[Recorded data]
--------------------------------------------------

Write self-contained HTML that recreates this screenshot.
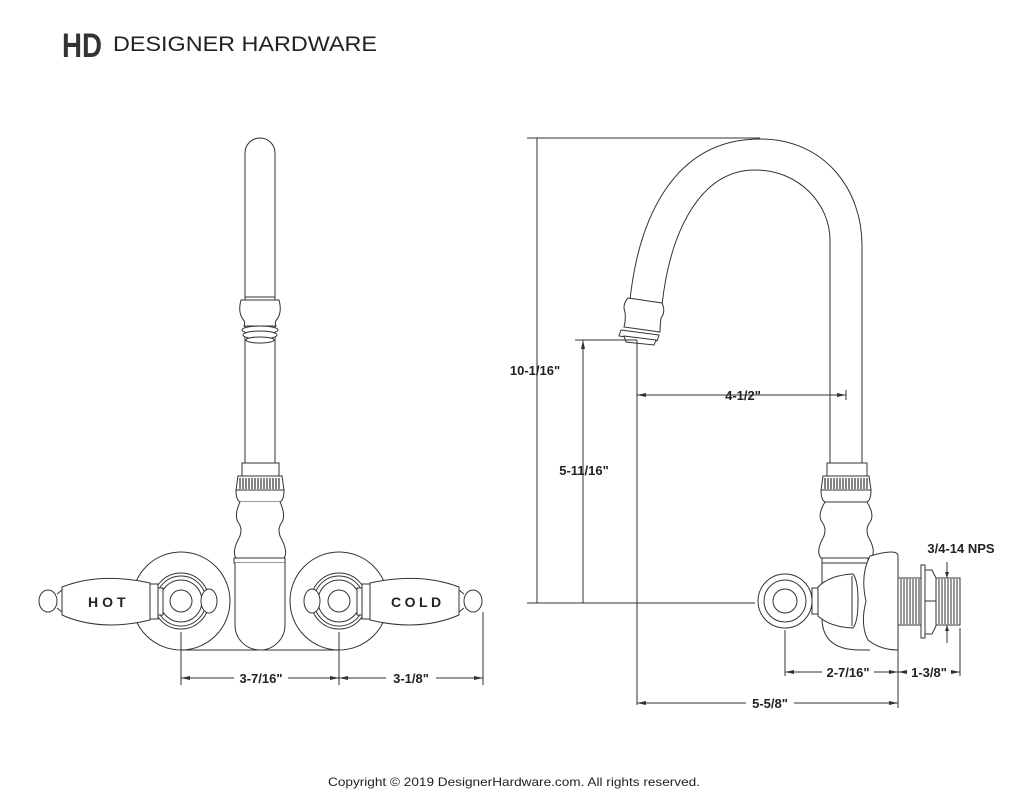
<!DOCTYPE html>
<html><head><style>
html,body{margin:0;padding:0;background:#fff;}
svg{display:block;}
text{font-family:"Liberation Sans",Arial,sans-serif;}
.d{font-size:13px;font-weight:bold;fill:#222;}
</style></head><body>
<svg width="1024" height="791" viewBox="0 0 1024 791" xmlns="http://www.w3.org/2000/svg">
<rect width="1024" height="791" fill="#fff"/>
<!-- logo -->
<text x="62" y="57" font-family="Liberation Serif" font-size="34" font-weight="bold" fill="#333" textLength="40" lengthAdjust="spacingAndGlyphs">HD</text>
<text x="113" y="51" font-size="21" fill="#222" textLength="264" lengthAdjust="spacingAndGlyphs">DESIGNER HARDWARE</text>

<g fill="none" stroke="#333" stroke-width="1">
<!-- escutcheons -->
<circle cx="181" cy="601" r="49" fill="#fff"/>
<circle cx="339" cy="601" r="49" fill="#fff"/>
<path d="M181,650 L339,650"/>
<!-- LEFT VIEW spout -->
<path d="M245,463 L245,153 A15,15 0 0 1 275,153 L275,463"/>
<path d="M245,297 L275,297 M241,300 Q238,310 242,318 Q246,322 244,326 L276,326 Q274,322 278,318 Q282,310 279,300 Z" fill="#fff"/>
<ellipse cx="260" cy="330" rx="18" ry="4" fill="#fff"/>
<ellipse cx="260" cy="335" rx="17" ry="4" fill="#fff"/>
<ellipse cx="260" cy="340" rx="14" ry="3" fill="#fff"/>
<rect x="242" y="463" width="37" height="13" fill="#fff"/>
<path d="M238,476 L282,476 L284,490 L236,490 Z" fill="#fff"/>
<path d="M240,478 v11 M243,478 v11 M246,478 v11 M249,478 v11 M252,478 v11 M255,478 v11 M258,478 v11 M261,478 v11 M264,478 v11 M267,478 v11 M270,478 v11 M273,478 v11 M276,478 v11 M279,478 v11" stroke-width="1.2"/>
<path d="M236,490 Q236,500 240,502 L280,502 Q284,500 284,490"/>
<path d="M240,502 Q234,515 238,522 Q244,530 238,540 Q232,552 236,558 L284,558 Q288,552 282,540 Q276,530 282,522 Q286,515 280,502" fill="#fff"/>
<rect x="234" y="558" width="51" height="5" fill="#fff"/>
<path d="M235,563 L235,625 A25,25 0 0 0 285,625 L285,563" fill="#fff"/>
<circle cx="181" cy="601" r="28"/><circle cx="181" cy="601" r="25"/><circle cx="181" cy="601" r="21"/><circle cx="181" cy="601" r="11"/>
<circle cx="339" cy="601" r="28"/><circle cx="339" cy="601" r="25"/><circle cx="339" cy="601" r="21"/><circle cx="339" cy="601" r="11"/>
<ellipse cx="209" cy="601" rx="8" ry="12" fill="#fff"/>
<ellipse cx="312" cy="601" rx="8" ry="12" fill="#fff"/>
<!-- HOT handle -->
<ellipse cx="48" cy="601" rx="9" ry="11" fill="#fff"/>
<path d="M57,594 L62,590 L62,612 L57,608"/>
<path d="M62,587 Q100,572 150,583 L150,620 Q100,632 62,615 Z" fill="#fff"/>
<rect x="150" y="584" width="8" height="35" fill="#fff"/>
<rect x="158" y="588" width="5" height="27" fill="#fff"/>
<!-- COLD handle -->
<ellipse cx="473" cy="601" rx="9" ry="11" fill="#fff"/>
<path d="M464,594 L459,590 L459,612 L464,608"/>
<path d="M459,587 Q420,572 370,583 L370,620 Q420,632 459,615 Z" fill="#fff"/>
<rect x="362" y="584" width="8" height="35" fill="#fff"/>
<rect x="357" y="588" width="5" height="27" fill="#fff"/>
<!-- left dims -->
<path d="M181,632 V685 M339,632 V685 M483,612 V685 M181,678 H234 M288,678 H339 M339,678 H386 M436,678 H483"/>

<!-- RIGHT VIEW -->
<path d="M527,138 H760 M537,138 V603 M527,603 H755"/>
<path d="M630,300 C638,225 670,139 760,139 C825,139 862,190 862,245 L862,465"/>
<path d="M662,305 C670,232 700,170 755,170 C800,170 830,205 830,240 L830,465"/>
<path d="M628,298 L662,303 Q666,312 661,318 Q660,325 660,332 L624,327 Q626,320 625,312 Q622,305 628,298 Z" fill="#fff"/>
<path d="M621,330 L659,335 L657,341 L619,336 Z" fill="#fff"/>
<path d="M624,336 L656,340 L654,345 L626,342 Z" fill="#fff"/>
<path d="M575,340 H637 M583,340 V603 M637,340 V705 M637,395 H846 M846,390 V400"/>
<rect x="827" y="463" width="40" height="13" fill="#fff"/>
<path d="M823,476 L869,476 L871,490 L821,490 Z" fill="#fff"/>
<path d="M825,478 v11 M828,478 v11 M831,478 v11 M834,478 v11 M837,478 v11 M840,478 v11 M843,478 v11 M846,478 v11 M849,478 v11 M852,478 v11 M855,478 v11 M858,478 v11 M861,478 v11 M864,478 v11 M867,478 v11" stroke-width="1.2"/>
<path d="M821,490 Q821,500 825,502 L867,502 Q871,500 871,490"/>
<path d="M825,502 Q817,515 822,522 Q828,530 822,540 Q816,552 821,558 L871,558 Q876,552 870,540 Q864,530 870,522 Q875,515 867,502"/>
<path d="M822,558 L868,558 L868,563 L822,563 Z" fill="#fff"/>
<path d="M822,563 L822,618 Q822,650 860,650 L870,650"/>
<path d="M870,556 Q898,548 898,556 L898,650 Q880,650 868,640 Q860,625 866,601 Q860,575 870,556 Z" fill="#fff"/>
<path d="M818,587 Q830,575 853,574 Q858,580 858,601 Q858,622 853,628 Q830,627 818,616 Z" fill="#fff"/>
<path d="M852,576 V626"/>
<rect x="812" y="588" width="6" height="26" fill="#fff"/>
<circle cx="785" cy="601" r="27" fill="#fff"/><circle cx="785" cy="601" r="21"/><circle cx="785" cy="601" r="12"/>
<rect x="898" y="578" width="23" height="47" fill="#fff"/>
<path d="M901,579 v45 M904,579 v45 M907,579 v45 M910,579 v45 M913,579 v45 M916,579 v45 M919,579 v45"/>
<rect x="921" y="565" width="4" height="73" fill="#fff"/>
<path d="M925,570 L932,570 L936,578 L936,626 L932,634 L925,634 Z M925,601 H936" fill="#fff"/>
<rect x="936" y="578" width="24" height="47" fill="#fff"/>
<path d="M939,579 v45 M942,579 v45 M945,579 v45 M948,579 v45 M951,579 v45 M954,579 v45 M957,579 v45"/>
<path d="M947,562 V578 M947,625 V643"/>
<path d="M785,630 V676 M898,650 V708 M960,628 V676 M785,672 H822 M874,672 H906 M952,672 H960 M637,703 H746 M794,703 H898"/>
</g>
<g fill="#333">
<path d="M181,678 l9,-2 v4 z M339,678 l-9,-2 v4 z M339,678 l9,-2 v4 z M483,678 l-9,-2 v4 z"/>
<path d="M583,340 l-2,9 h4 z M637,395 l9,-2 v4 z M846,395 l-9,-2 v4 z"/>
<path d="M785,672 l9,-2 v4 z M898,672 l-9,-2 v4 z M898,672 l9,-2 v4 z M960,672 l-9,-2 v4 z M637,703 l9,-2 v4 z M898,703 l-9,-2 v4 z M947,578 l-2,-6 h4 z M947,625 l-2,6 h4 z"/>
</g>
<text x="88" y="607" font-size="14" font-weight="bold" fill="#222" letter-spacing="4">HOT</text>
<text x="391" y="607" font-size="14" font-weight="bold" fill="#222" letter-spacing="3.5">COLD</text>
<text class="d" x="261" y="683" text-anchor="middle">3-7/16"</text>
<text class="d" x="411" y="683" text-anchor="middle">3-1/8"</text>
<text class="d" x="535" y="375" text-anchor="middle">10-1/16"</text>
<text class="d" x="584" y="475" text-anchor="middle">5-11/16"</text>
<text class="d" x="743" y="400" text-anchor="middle">4-1/2"</text>
<text class="d" x="961" y="553" text-anchor="middle">3/4-14 NPS</text>
<text class="d" x="848" y="677" text-anchor="middle">2-7/16"</text>
<text class="d" x="929" y="677" text-anchor="middle">1-3/8"</text>
<text class="d" x="770" y="708" text-anchor="middle">5-5/8"</text>
<text x="514" y="786" font-size="12" fill="#222" text-anchor="middle" textLength="372" lengthAdjust="spacingAndGlyphs">Copyright © 2019 DesignerHardware.com. All rights reserved.</text>
</svg>
</body></html>
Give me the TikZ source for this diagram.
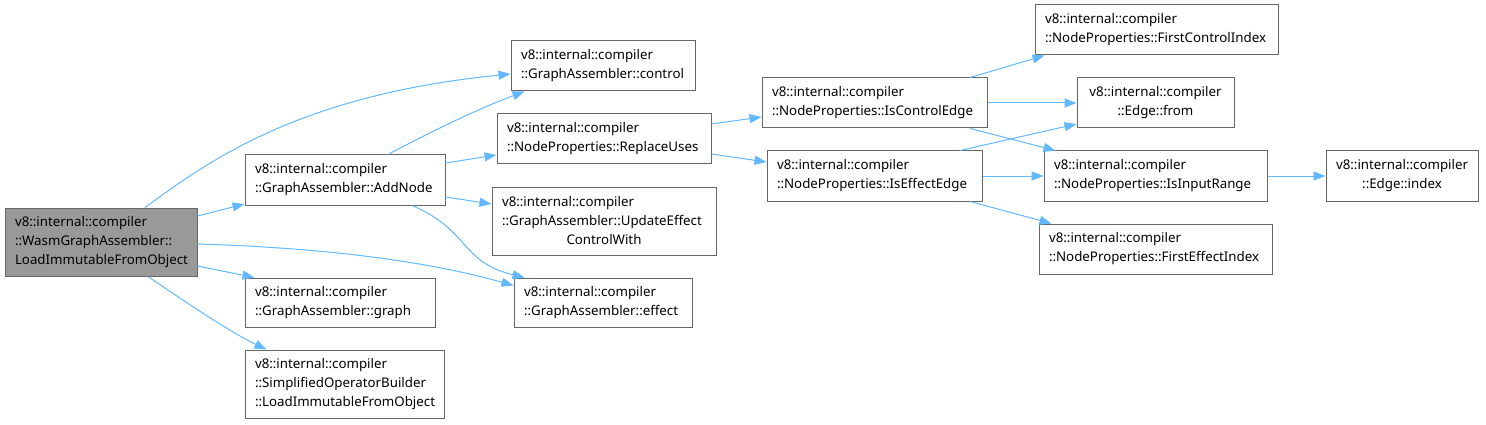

--------------------------------------------------

Exercise aim — Identify and copy all lines with the word "this".

Expected answer —
Write self-contained HTML that recreates this screenshot.
Give me the TikZ source for this diagram.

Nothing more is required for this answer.